Avec ces mots « Heureux les artisans de paix», Jésus cherche, bien entendu, à nous encourager à agir concrètement en faveur de la paix. Cet appel de Jésus tranche avec une pensée magique. La paix, si je puis dire, ne tombe pas du ciel, en tout cas pas comme un cadeau livré par le père Noël à travers la cheminée du monde. C’est vrai que c’est un peu fatiguant, mais faire la paix est comme faire du bon pain, il ne suffit pas de prier « donne nous notre pain », il faut pétrir, ce qui demande une belle énergie, laisser lever, pétrir encore, faire du feu et cuire lentement.

Artisan de paix

Jésus remarque que : « les artisans de paix seront appelés enfants de Dieu . » La première question est de laisser Dieu nous engendrer comme artisan de paix.

C’est vraiment un don de Dieu que nous soyons capables d’être artisan de paix. Ensuite, c’est à nous de nous exercer à ce métier, car dans la compétence de tout bon artisan, il y a 10% de talent et 90% de travail. Il n’y a pas de solution magique...

Cette traduction « artisan de paix» pour rendre le grec εἰρηνοποιός (eirènopoios) est bonne, elle laisse supposer un travail à la main, petit à petit, avec art et passion. Nous sommes appelés à exercer ce métier.

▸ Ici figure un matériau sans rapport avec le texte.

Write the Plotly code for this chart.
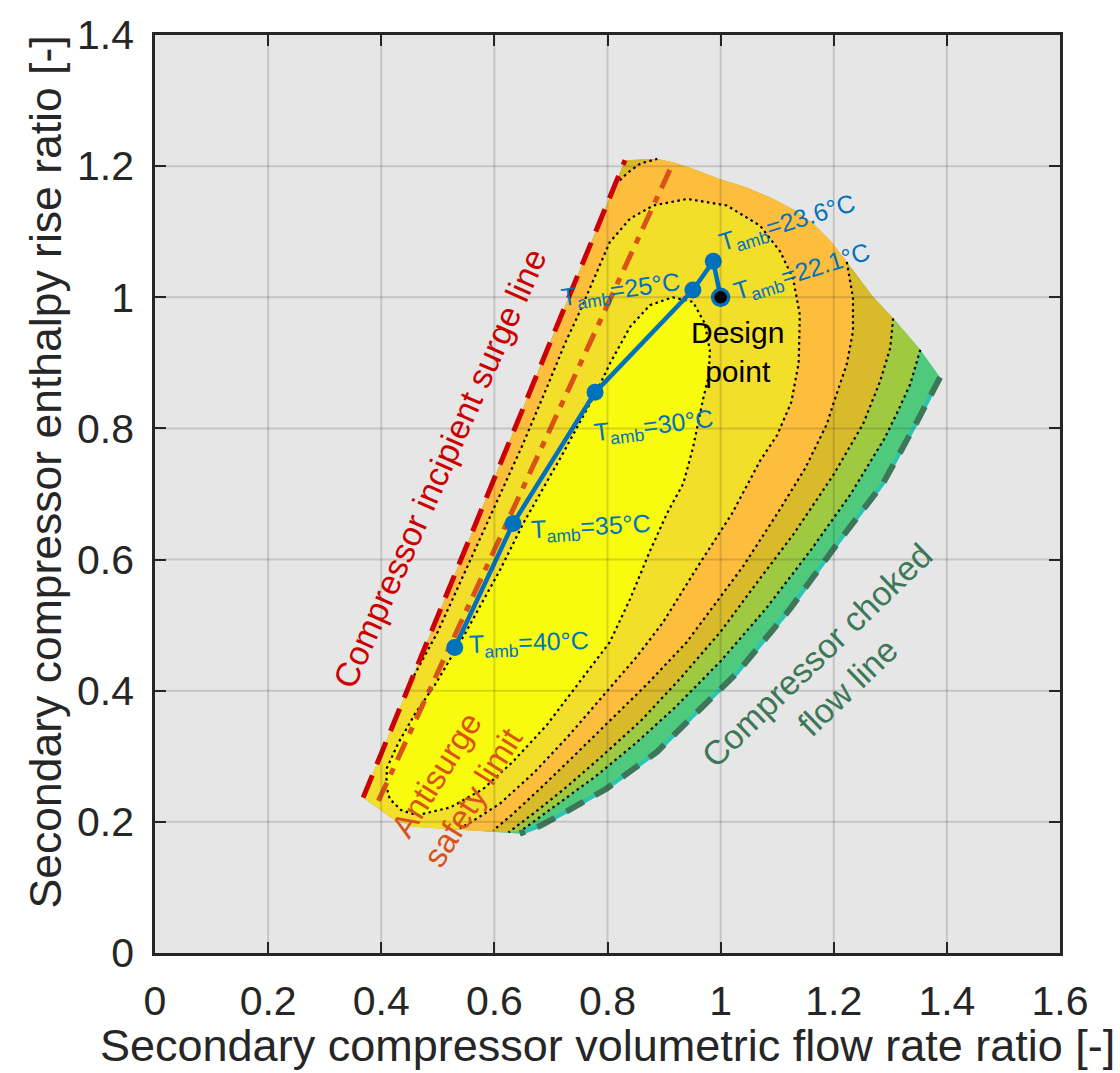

Les deux autres mots de cette phrase sont dans le grec des évangiles mais font directement référence à des notions hébraïques essentielles (je parle donc sous le contrôle du rabbin).

La paix (shalom)

« La paix» שָׁלוֹם (shalom) en hébreu n’est pas seulement une absence de trouble, comme pourrait l’être le vide ou une grosse sieste. La paix est une construction aboutie, c’est une harmonie dans les différentes dimensions de notre être et de nos relations. C’est pourquoi la paix demande un travail d’art et de construction. C’est pourquoi ce n’est pas seulement « l’artisan de paix » au singulier qui est heureux, mais « les artisans de paix » au pluriel, car même en ce qui concerne notre paix intérieure nous ne pouvons la construire tout seul.

Le bonheur d’être en marche, en relation

« Heureux» : אֶשֶׁר (èshèr) en hébreu veut dire « être heureux » mais, bizarrement, cette racine veut dire aussi « le pas» que nous faisons pour avancer(Psaume 17:5). La promesse n’est donc pas seulement d’être un bonheur béat mais d’avancer d’un pas sur cette terre en direction de la paix. Cela suggère que la paix est toujours devant nous, toujours à construire dans un mouvement pas à pas.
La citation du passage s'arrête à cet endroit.